In the recent matter Wilmington Trust Natl. Assn. v. Vitro Automotriz, Index No. 652303/11 (N.Y. Sup. Dec. 5, 2011), Justice Bernard J. Fried of the Commercial Division addressed the obligations of guarantors of indentured notes. Regardless that the issuer of the notes had declared bankruptcy in Mexico, the guarantors, none of whom were co-debtors, were not relieved of their obligations under the notes. Moreover, Justice Fried found that, while the notes and guaranties were governed by New York law, whether they could be ultimately set-aside in a Mexican bankruptcy proceeding was a decision for the Mexican courts, and not one that he could address.
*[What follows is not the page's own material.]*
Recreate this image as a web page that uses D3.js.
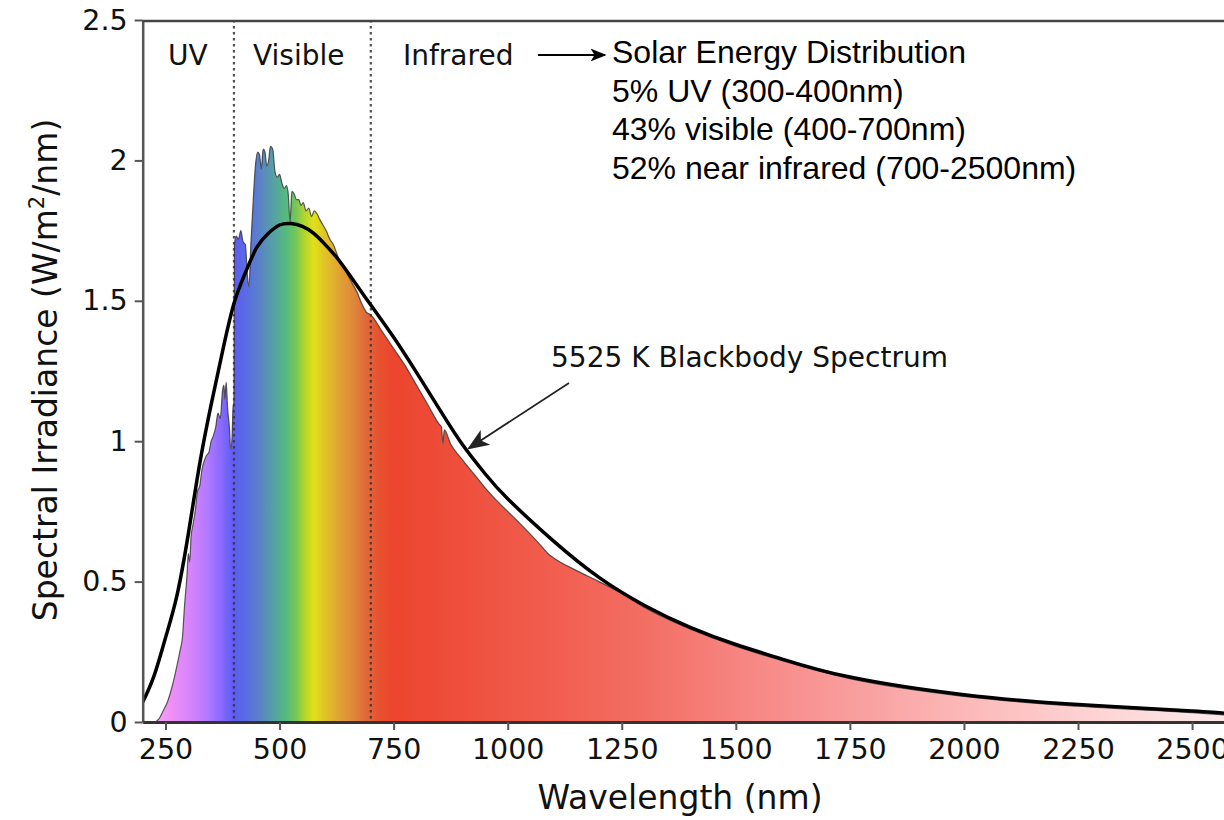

Wilmington Trust National Association (Wilmington) is the successor indenture trustee with respect to certain senior notes issued by non-party Vitro SAB de C.V. (Vitro SAB) that are due February 1, 2012 and February 1, 2017. Vitro SAB is a Mexican holding company and one of Mexico’s largest glass manufacturers. The defendants are affiliates and subsidiaries of Vitro SAB, and are guarantors of its obligations under the notes, which were issued pursuant to two indentures. Vitro SAB defaulted on its payment obligations under the notes, totaling over $1.3 billion.
Vitro SAB filed for bankruptcy in Mexico in December 2010, and commenced a Chapter 15 case in the U.S. Bankruptcy Court in the Southern District of New York in April 2011, which was later transferred to the Northern District of Texas. Over the summer, both the US and Mexican bankruptcy courts issued injunctive relief in favor of Vitro SAB, but denied the same as to the non-debtor defendant guarantors.